Turf Wars‘ author, SJA member Steve Tongue, is well known as a BBC Radio sports news presenter and a football writer with The Independent and Independent on Sunday. He even had a hand in that London Daily News story of 30 years ago.

Tongue’s exhaustive research of the London football scene stretches far beyond the confines of moves, takeovers and ground shares in a gem of a book which will be fascinating to soccer scholars all over the country.

There’s plenty of room for minutiae, like a look at the first representatives from the capital in Europe.
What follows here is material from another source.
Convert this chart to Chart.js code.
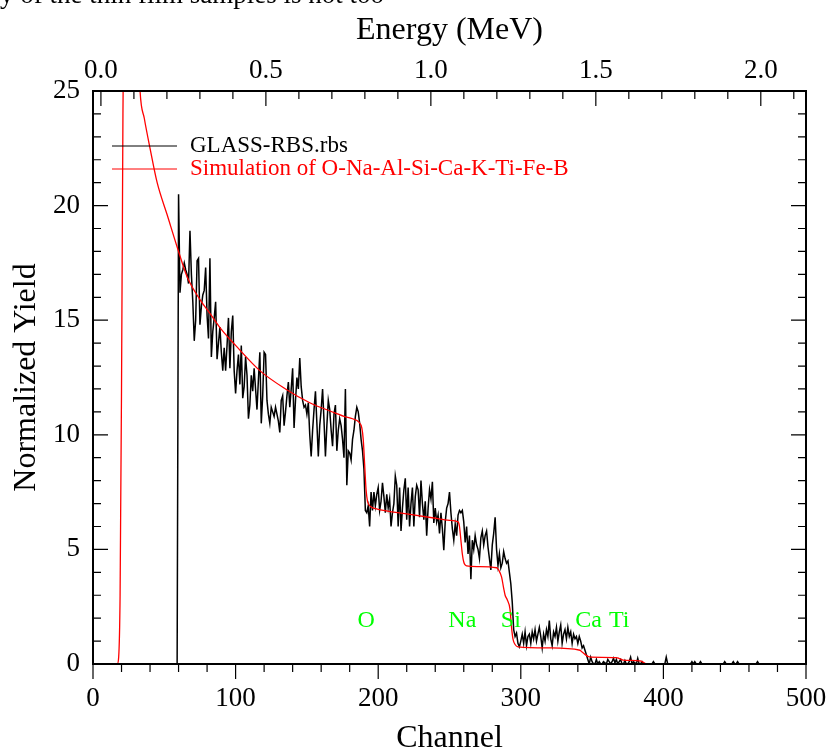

A composite London XI featured in the Inter-City Fairs Cup in 1955 with the players drawn from Spurs, Arsenal, Chelsea, West Ham and Charlton.

And Tongue takes a look throughout at the managerial appointments both good and bad. Chelsea’s panic appointment of Sunday Express columnist Danny Blanchflower could not prevent them finishing bottom of the First Division with five wins in
42 games.

He reminds us Tottenham shook hands with Alex Ferguson only for the Aberdeen boss to change his mind and join Manchester United instead.

Then there’s Arsene Wenger’s surprise appointment by Arsenal after managing in Japan. It was greeted with headlines of: “Arsene who?” Seems strange since he’s been so long part of the football furniture. And it wasn’t too long before he found himself presiding over a turf war as Arsenal struggled to fund his team while completing yet another move from Highbury to The Emirates.

Ironically, the club who set such store by the Tube when they arrived in north London that Norris managed to have Gillespie Road station renamed Arsenal ended up at a ground where the nearest Tube station has to be closed at match times as it could not cope with the number of passengers.

The Turf Wars story in London will probably never end, especially because of the shortage of land and soaring prices. Brentford and Tottenham are just the latest to plan new grounds in a constant search for that greener grass. They won’t be the last.